What to produce.
For this exercise, repeat all of the material verbatim apart from its images.

■ ■ ■

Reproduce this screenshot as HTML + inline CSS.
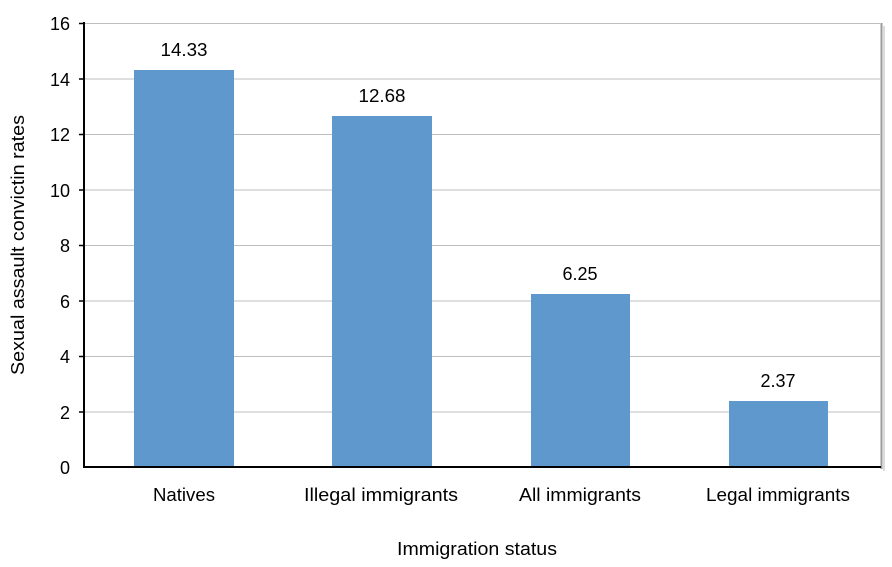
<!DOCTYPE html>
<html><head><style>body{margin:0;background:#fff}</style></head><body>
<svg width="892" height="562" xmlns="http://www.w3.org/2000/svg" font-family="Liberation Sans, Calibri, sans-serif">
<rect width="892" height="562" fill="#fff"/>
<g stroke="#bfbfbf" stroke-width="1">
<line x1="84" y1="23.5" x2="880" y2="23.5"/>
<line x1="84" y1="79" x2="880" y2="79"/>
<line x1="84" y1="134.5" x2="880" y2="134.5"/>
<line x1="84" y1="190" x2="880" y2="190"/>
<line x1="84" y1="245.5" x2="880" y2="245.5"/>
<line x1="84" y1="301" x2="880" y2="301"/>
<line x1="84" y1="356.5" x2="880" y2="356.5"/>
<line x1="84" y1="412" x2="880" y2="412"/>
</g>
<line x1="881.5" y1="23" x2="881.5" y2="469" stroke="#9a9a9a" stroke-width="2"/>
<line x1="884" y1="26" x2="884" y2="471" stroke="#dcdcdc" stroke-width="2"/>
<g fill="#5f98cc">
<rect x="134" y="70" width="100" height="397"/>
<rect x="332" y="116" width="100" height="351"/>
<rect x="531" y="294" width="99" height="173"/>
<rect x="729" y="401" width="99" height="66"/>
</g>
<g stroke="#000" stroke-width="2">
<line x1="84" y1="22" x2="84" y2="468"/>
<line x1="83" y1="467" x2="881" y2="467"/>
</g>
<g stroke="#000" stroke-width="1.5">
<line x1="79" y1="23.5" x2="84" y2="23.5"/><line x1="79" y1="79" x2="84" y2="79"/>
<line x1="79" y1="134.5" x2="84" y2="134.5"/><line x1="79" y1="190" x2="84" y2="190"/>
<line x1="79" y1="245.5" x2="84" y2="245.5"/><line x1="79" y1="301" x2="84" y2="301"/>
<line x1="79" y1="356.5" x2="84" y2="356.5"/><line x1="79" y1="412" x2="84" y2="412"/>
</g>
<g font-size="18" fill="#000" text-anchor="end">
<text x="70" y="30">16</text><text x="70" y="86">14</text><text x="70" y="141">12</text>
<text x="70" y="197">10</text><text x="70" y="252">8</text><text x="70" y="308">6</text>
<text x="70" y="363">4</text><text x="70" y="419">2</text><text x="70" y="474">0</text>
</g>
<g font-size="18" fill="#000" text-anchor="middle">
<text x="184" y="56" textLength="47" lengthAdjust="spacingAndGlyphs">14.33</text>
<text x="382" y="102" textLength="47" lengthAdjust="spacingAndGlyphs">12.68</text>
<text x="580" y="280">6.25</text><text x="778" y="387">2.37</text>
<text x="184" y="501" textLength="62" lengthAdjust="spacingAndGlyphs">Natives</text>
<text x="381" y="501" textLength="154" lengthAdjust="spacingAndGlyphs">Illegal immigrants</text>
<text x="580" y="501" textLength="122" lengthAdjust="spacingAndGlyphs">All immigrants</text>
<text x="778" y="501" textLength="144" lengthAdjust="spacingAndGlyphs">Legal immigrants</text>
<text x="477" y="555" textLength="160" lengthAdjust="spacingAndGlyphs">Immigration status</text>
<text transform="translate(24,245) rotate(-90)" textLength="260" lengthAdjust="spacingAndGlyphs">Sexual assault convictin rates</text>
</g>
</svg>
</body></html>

■ ■ ■

Complete answer.
Reproduce this screenshot as HTML + inline CSS.
<!DOCTYPE html>
<html><head><style>body{margin:0;background:#fff}</style></head><body>
<svg width="892" height="562" xmlns="http://www.w3.org/2000/svg" font-family="Liberation Sans, Calibri, sans-serif">
<rect width="892" height="562" fill="#fff"/>
<g stroke="#bfbfbf" stroke-width="1">
<line x1="84" y1="23.5" x2="880" y2="23.5"/>
<line x1="84" y1="79" x2="880" y2="79"/>
<line x1="84" y1="134.5" x2="880" y2="134.5"/>
<line x1="84" y1="190" x2="880" y2="190"/>
<line x1="84" y1="245.5" x2="880" y2="245.5"/>
<line x1="84" y1="301" x2="880" y2="301"/>
<line x1="84" y1="356.5" x2="880" y2="356.5"/>
<line x1="84" y1="412" x2="880" y2="412"/>
</g>
<line x1="881.5" y1="23" x2="881.5" y2="469" stroke="#9a9a9a" stroke-width="2"/>
<line x1="884" y1="26" x2="884" y2="471" stroke="#dcdcdc" stroke-width="2"/>
<g fill="#5f98cc">
<rect x="134" y="70" width="100" height="397"/>
<rect x="332" y="116" width="100" height="351"/>
<rect x="531" y="294" width="99" height="173"/>
<rect x="729" y="401" width="99" height="66"/>
</g>
<g stroke="#000" stroke-width="2">
<line x1="84" y1="22" x2="84" y2="468"/>
<line x1="83" y1="467" x2="881" y2="467"/>
</g>
<g stroke="#000" stroke-width="1.5">
<line x1="79" y1="23.5" x2="84" y2="23.5"/><line x1="79" y1="79" x2="84" y2="79"/>
<line x1="79" y1="134.5" x2="84" y2="134.5"/><line x1="79" y1="190" x2="84" y2="190"/>
<line x1="79" y1="245.5" x2="84" y2="245.5"/><line x1="79" y1="301" x2="84" y2="301"/>
<line x1="79" y1="356.5" x2="84" y2="356.5"/><line x1="79" y1="412" x2="84" y2="412"/>
</g>
<g font-size="18" fill="#000" text-anchor="end">
<text x="70" y="30">16</text><text x="70" y="86">14</text><text x="70" y="141">12</text>
<text x="70" y="197">10</text><text x="70" y="252">8</text><text x="70" y="308">6</text>
<text x="70" y="363">4</text><text x="70" y="419">2</text><text x="70" y="474">0</text>
</g>
<g font-size="18" fill="#000" text-anchor="middle">
<text x="184" y="56" textLength="47" lengthAdjust="spacingAndGlyphs">14.33</text>
<text x="382" y="102" textLength="47" lengthAdjust="spacingAndGlyphs">12.68</text>
<text x="580" y="280">6.25</text><text x="778" y="387">2.37</text>
<text x="184" y="501" textLength="62" lengthAdjust="spacingAndGlyphs">Natives</text>
<text x="381" y="501" textLength="154" lengthAdjust="spacingAndGlyphs">Illegal immigrants</text>
<text x="580" y="501" textLength="122" lengthAdjust="spacingAndGlyphs">All immigrants</text>
<text x="778" y="501" textLength="144" lengthAdjust="spacingAndGlyphs">Legal immigrants</text>
<text x="477" y="555" textLength="160" lengthAdjust="spacingAndGlyphs">Immigration status</text>
<text transform="translate(24,245) rotate(-90)" textLength="260" lengthAdjust="spacingAndGlyphs">Sexual assault convictin rates</text>
</g>
</svg>
</body></html>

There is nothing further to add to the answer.